__WHAT THE EXERCISE ASKS__.
The listing below must be repeated word for word, with its images excluded.

+++ DATASET EXTRACT

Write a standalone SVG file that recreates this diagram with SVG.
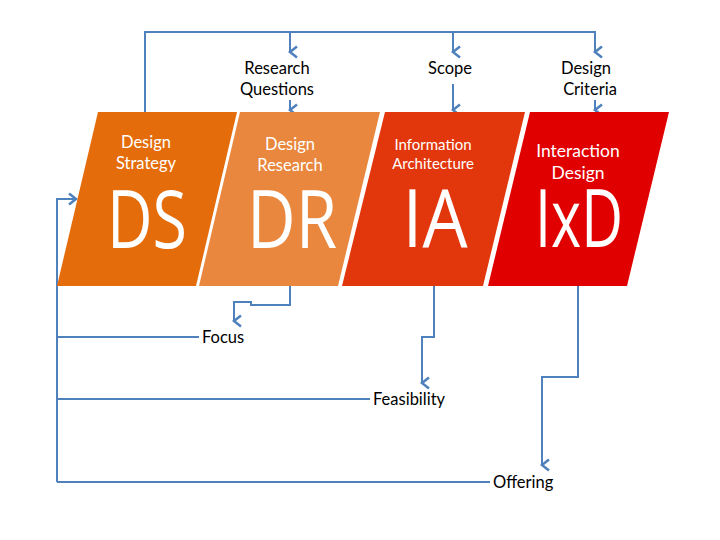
<svg xmlns="http://www.w3.org/2000/svg" width="720" height="540" viewBox="0 0 720 540">
<style>
.sm{font-family:Lato,"Open Sans",sans-serif;font-size:16.5px;fill:#fff;text-anchor:middle}
.big{font-family:"Open Sans","DejaVu Sans",sans-serif;font-size:80px;fill:#fff;text-anchor:middle}
.lb{font-family:Lato,"Open Sans",sans-serif;font-size:16.5px;fill:#000}
.c{fill:none;stroke:#4F81BD;stroke-width:2}
</style>
<defs>
<marker id="a" markerUnits="userSpaceOnUse" markerWidth="14" markerHeight="14" refX="7" refY="11" orient="auto" viewBox="0 0 14 14">
<path d="M1.5,4 L7,11 L12.5,4" fill="none" stroke="#4F81BD" stroke-width="2.5"/>
</marker>
<marker id="r" markerUnits="userSpaceOnUse" markerWidth="14" markerHeight="14" refX="11" refY="7" viewBox="0 0 14 14">
<path d="M4,1.5 L11,7 L4,12.5" fill="none" stroke="#4F81BD" stroke-width="2.5"/>
</marker>
</defs>
<rect width="720" height="540" fill="#fff"/>
<g id="connectors">
<path class="c" d="M145,112 V32 H595 V52" marker-end="url(#a)"/>
<path class="c" d="M290,32 V52" marker-end="url(#a)"/>
<path class="c" d="M453,32 V52" marker-end="url(#a)"/>
<path class="c" d="M290,100 V110" marker-end="url(#a)"/>
<path class="c" d="M453,84 V110" marker-end="url(#a)"/>
<path class="c" d="M595,100 V110" marker-end="url(#a)"/>
<path class="c" d="M290,286 V305 H251 V302 H234 V321" marker-end="url(#a)"/>
<path class="c" d="M434,286 V337 H422 V383" marker-end="url(#a)"/>
<path class="c" d="M578,286 V377 H542 V465" marker-end="url(#a)"/>
<path class="c" d="M57,482 V199 H76" marker-end="url(#r)"/>
<path class="c" d="M57,337 H199"/>
<path class="c" d="M57,399 H370"/>
<path class="c" d="M57,482 H490"/>
</g>
<g id="DS">
<polygon points="98,112 237,112 196,286 57,286" fill="#E46C0A"/>
<text class="sm" x="146" y="148">Design</text>
<text class="sm" x="146" y="169">Strategy</text>
<text class="big" x="147" y="248" textLength="80" lengthAdjust="spacingAndGlyphs">DS</text>
</g>
<g id="DR">
<polygon points="240,112 380,112 338,286 199,286" fill="#E8873D"/>
<text class="sm" x="290" y="150">Design</text>
<text class="sm" x="290" y="171">Research</text>
<text class="big" x="292" y="248" textLength="90" lengthAdjust="spacingAndGlyphs">DR</text>
</g>
<g id="IA">
<polygon points="385,112 525,112 483,286 342,286" fill="#E2360C"/>
<text class="sm" x="433" y="150" style="font-size:15px">Information</text>
<text class="sm" x="433" y="169" style="font-size:15px">Architecture</text>
<text class="big" x="435" y="247" textLength="65" lengthAdjust="spacingAndGlyphs">IA</text>
</g>
<g id="IxD">
<polygon points="530,112 669,112 627,286 488,286" fill="#E10000"/>
<text class="sm" x="578" y="157" style="font-size:17.5px">Interaction</text>
<text class="sm" x="578" y="179" style="font-size:17.5px">Design</text>
<text class="big" x="579" y="247" textLength="88" lengthAdjust="spacingAndGlyphs">IxD</text>
</g>
<g id="labels">
<text class="lb" x="277" y="74" text-anchor="middle">Research</text>
<text class="lb" x="277" y="95" text-anchor="middle">Questions</text>
<text class="lb" x="450" y="74" text-anchor="middle">Scope</text>
<text class="lb" x="586" y="74" text-anchor="middle">Design</text>
<text class="lb" x="590" y="95" text-anchor="middle">Criteria</text>
<text class="lb" x="202" y="343">Focus</text>
<text class="lb" x="373" y="405">Feasibility</text>
<text class="lb" x="493" y="488">Offering</text>
</g>
</svg>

++++++

__RESPONSE BELOW__.
Write a standalone SVG file that recreates this diagram with SVG.
<svg xmlns="http://www.w3.org/2000/svg" width="720" height="540" viewBox="0 0 720 540">
<style>
.sm{font-family:Lato,"Open Sans",sans-serif;font-size:16.5px;fill:#fff;text-anchor:middle}
.big{font-family:"Open Sans","DejaVu Sans",sans-serif;font-size:80px;fill:#fff;text-anchor:middle}
.lb{font-family:Lato,"Open Sans",sans-serif;font-size:16.5px;fill:#000}
.c{fill:none;stroke:#4F81BD;stroke-width:2}
</style>
<defs>
<marker id="a" markerUnits="userSpaceOnUse" markerWidth="14" markerHeight="14" refX="7" refY="11" orient="auto" viewBox="0 0 14 14">
<path d="M1.5,4 L7,11 L12.5,4" fill="none" stroke="#4F81BD" stroke-width="2.5"/>
</marker>
<marker id="r" markerUnits="userSpaceOnUse" markerWidth="14" markerHeight="14" refX="11" refY="7" viewBox="0 0 14 14">
<path d="M4,1.5 L11,7 L4,12.5" fill="none" stroke="#4F81BD" stroke-width="2.5"/>
</marker>
</defs>
<rect width="720" height="540" fill="#fff"/>
<g id="connectors">
<path class="c" d="M145,112 V32 H595 V52" marker-end="url(#a)"/>
<path class="c" d="M290,32 V52" marker-end="url(#a)"/>
<path class="c" d="M453,32 V52" marker-end="url(#a)"/>
<path class="c" d="M290,100 V110" marker-end="url(#a)"/>
<path class="c" d="M453,84 V110" marker-end="url(#a)"/>
<path class="c" d="M595,100 V110" marker-end="url(#a)"/>
<path class="c" d="M290,286 V305 H251 V302 H234 V321" marker-end="url(#a)"/>
<path class="c" d="M434,286 V337 H422 V383" marker-end="url(#a)"/>
<path class="c" d="M578,286 V377 H542 V465" marker-end="url(#a)"/>
<path class="c" d="M57,482 V199 H76" marker-end="url(#r)"/>
<path class="c" d="M57,337 H199"/>
<path class="c" d="M57,399 H370"/>
<path class="c" d="M57,482 H490"/>
</g>
<g id="DS">
<polygon points="98,112 237,112 196,286 57,286" fill="#E46C0A"/>
<text class="sm" x="146" y="148">Design</text>
<text class="sm" x="146" y="169">Strategy</text>
<text class="big" x="147" y="248" textLength="80" lengthAdjust="spacingAndGlyphs">DS</text>
</g>
<g id="DR">
<polygon points="240,112 380,112 338,286 199,286" fill="#E8873D"/>
<text class="sm" x="290" y="150">Design</text>
<text class="sm" x="290" y="171">Research</text>
<text class="big" x="292" y="248" textLength="90" lengthAdjust="spacingAndGlyphs">DR</text>
</g>
<g id="IA">
<polygon points="385,112 525,112 483,286 342,286" fill="#E2360C"/>
<text class="sm" x="433" y="150" style="font-size:15px">Information</text>
<text class="sm" x="433" y="169" style="font-size:15px">Architecture</text>
<text class="big" x="435" y="247" textLength="65" lengthAdjust="spacingAndGlyphs">IA</text>
</g>
<g id="IxD">
<polygon points="530,112 669,112 627,286 488,286" fill="#E10000"/>
<text class="sm" x="578" y="157" style="font-size:17.5px">Interaction</text>
<text class="sm" x="578" y="179" style="font-size:17.5px">Design</text>
<text class="big" x="579" y="247" textLength="88" lengthAdjust="spacingAndGlyphs">IxD</text>
</g>
<g id="labels">
<text class="lb" x="277" y="74" text-anchor="middle">Research</text>
<text class="lb" x="277" y="95" text-anchor="middle">Questions</text>
<text class="lb" x="450" y="74" text-anchor="middle">Scope</text>
<text class="lb" x="586" y="74" text-anchor="middle">Design</text>
<text class="lb" x="590" y="95" text-anchor="middle">Criteria</text>
<text class="lb" x="202" y="343">Focus</text>
<text class="lb" x="373" y="405">Feasibility</text>
<text class="lb" x="493" y="488">Offering</text>
</g>
</svg>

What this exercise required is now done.